An electrical contractor is a construction industry professional who wires businesses, factories, plants and homes to provide them with electrical power. She commonly installs electrical systems and wiring in new structures but can also rewire buildings that are being remodeled or have been damaged by fire or other disasters. Some electricians are affiliated with trade unions and others are independent contractors.
Before an electrical contractor bids on a job, she normally reviews the blueprints for the project. This expansive technical schematic of the building’s floor and wall plans reveal all of the site’s electrical needs. The contractor locates on the blueprints all of the electrical panels, circuit breakers, outlets and switches, along with any specially marked areas that may need extra wiring or backup systems. Next, she customarily meets with the owner or general contractor to determine if there are any special electrical needs of which she should be informed before she prepares her bid.
If the bid is accepted, the electrical contractor proceeds to install all the wiring in the walls and connects them to the appropriate components. As this process proceeds, she customarily double-checks each wiring path and connection for safety and compliance with building codes. To efficiently perform this part of the job, she is normally required to be proficient in using a variety of hand tools, including screwdrivers, pliers, wire strippers and hacksaws.
Commonly used power tools used by an electrical contractor include saws, drills and industrial staple guns, the latter generally used to attach large wires to interior walls without penetrating the wire casing.
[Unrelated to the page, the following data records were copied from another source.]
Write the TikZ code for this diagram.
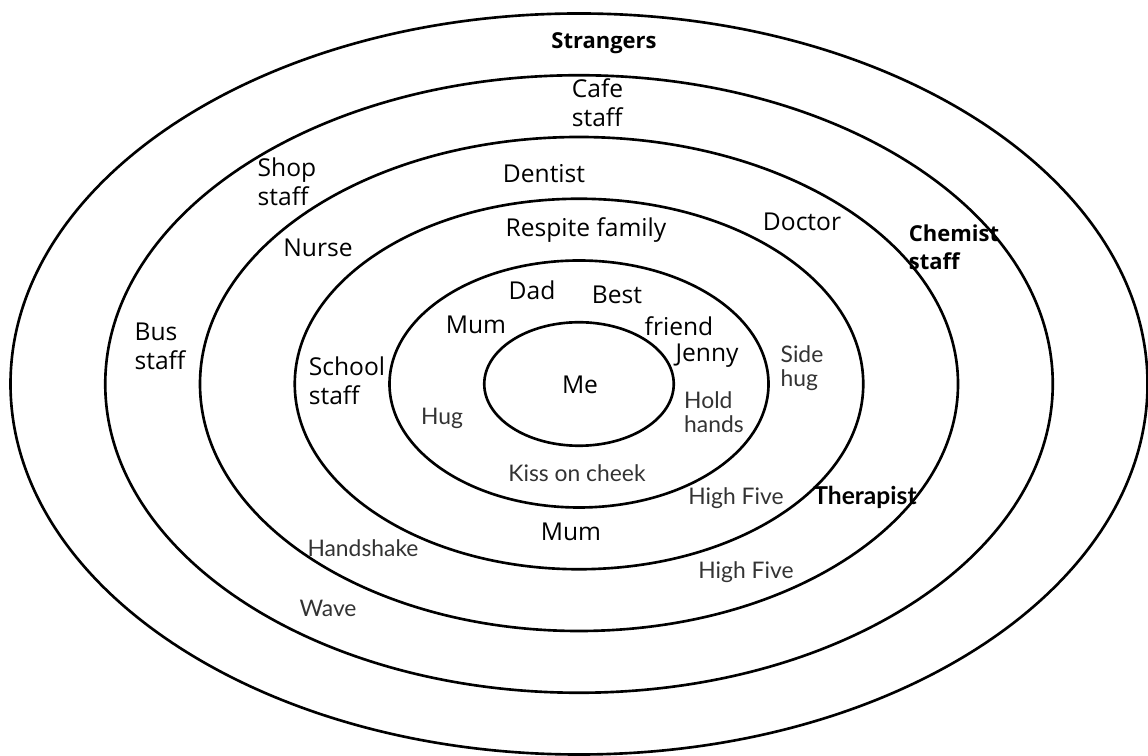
\documentclass[tikz,border=0pt]{standalone}
\usepackage{fontspec}
\setmainfont{Open Sans}
\newfontfamily\gestfont{Lato}

\begin{document}
\begin{tikzpicture}[
  lbl/.style={font=\fontsize{14}{16.5}\selectfont,align=left,inner sep=0pt},
  gest/.style={font=\gestfont\fontsize{13}{14}\selectfont,text=black!80,align=left,inner sep=0pt}]
\useasboundingbox (0,0) rectangle (22.96,15.1);
\coordinate (c) at (11.58,7.42);
\foreach \k in {1,...,6}
  \draw[line width=1.5pt] (c) ellipse ({1.895*\k} and {1.235*\k});
% circle labels
\node[lbl] (me) at (11.6,7.4) {Me};
\node[lbl] (mum1) at (9.52,8.6) {Mum};
\node[lbl] (dad) at (10.64,9.3) {Dad};
\node[lbl] (best) at (12.34,9.2) {Best};
\node[lbl] (friend) at (13.58,8.58) {friend};
\node[lbl] (jenny) at (14.14,7.98) {Jenny};
\node[lbl] (respite) at (11.72,10.5) {Respite family};
\node[lbl] (school) at (6.94,7.48) {School\\staff};
\node[lbl] (mum2) at (11.42,4.46) {Mum};
\node[lbl] (dentist) at (10.88,11.62) {Dentist};
\node[lbl] (nurse) at (6.36,10.14) {Nurse};
\node[lbl] (doctor) at (16.04,10.66) {Doctor};
\node[gest,font=\gestfont\bfseries\fontsize{14}{15}\selectfont,text=black] (therapist) at (17.3,5.16) {Therapist};
\node[lbl] (cafe) at (11.95,13.04) {Cafe\\staff};
\node[lbl] (shop) at (5.74,11.46) {Shop\\staff};
\node[lbl] (bus) at (3.2,8.18) {Bus\\staff};
\node[lbl,font=\bfseries\fontsize{12.5}{16}\selectfont] (chemist) at (19.08,10.16) {Chemist\\staff};
\node[lbl,font=\bfseries\fontsize{12.5}{15}\selectfont] (strangers) at (12.08,14.24) {Strangers};
% gestures
\node[gest] (holdhands) at (14.28,6.86) {Hold\\hands};
\node[gest] (hug) at (8.84,6.74) {Hug};
\node[gest] (kiss) at (11.54,5.64) {Kiss on cheek};
\node[gest] (sidehug) at (16.04,7.74) {Side\\hug};
\node[gest] (five1) at (14.72,5.14) {High Five};
\node[gest] (five2) at (14.92,3.66) {High Five};
\node[gest] (handshake) at (7.26,4.14) {Handshake};
\node[gest] (wave) at (6.56,2.94) {Wave};
\end{tikzpicture}
\end{document}
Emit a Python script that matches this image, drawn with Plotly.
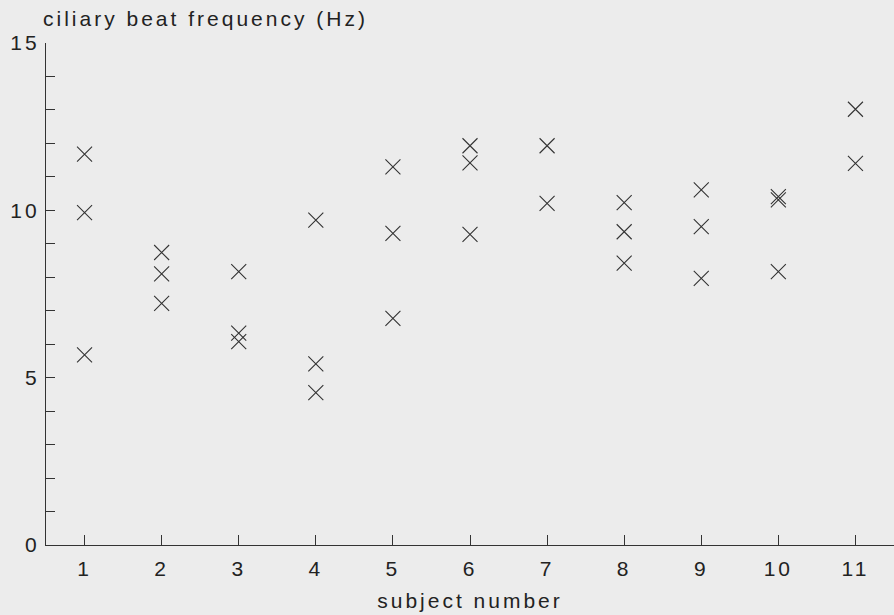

Small power augers are also sometimes used to create spaces in framing to accommodate wires and outlets. After the wiring system is installed, an electrical contractor typically tests the connections with voltmeters, ohmmeters and other electrical measuring tools.
As telecommunication and security systems change and become more integrated with a site’s electrical operating system, many electrical contractors have expanded their services. A significant number offer the installation of fiber optic and coaxial cables to enable easy hookups for computers and other telecommunications equipment. Other expanded services typically offered include the installation of wiring to accommodate fire and security alarms, intercoms and street lights.
To become an electrical contractor normally requires participation in an apprenticeship program. These programs are typically offered through trade unions or large contracting companies. Trade schools generally offer training programs for aspiring electrical contractors. Some contractors become qualified through programs that combine on-the-job training with classroom coursework.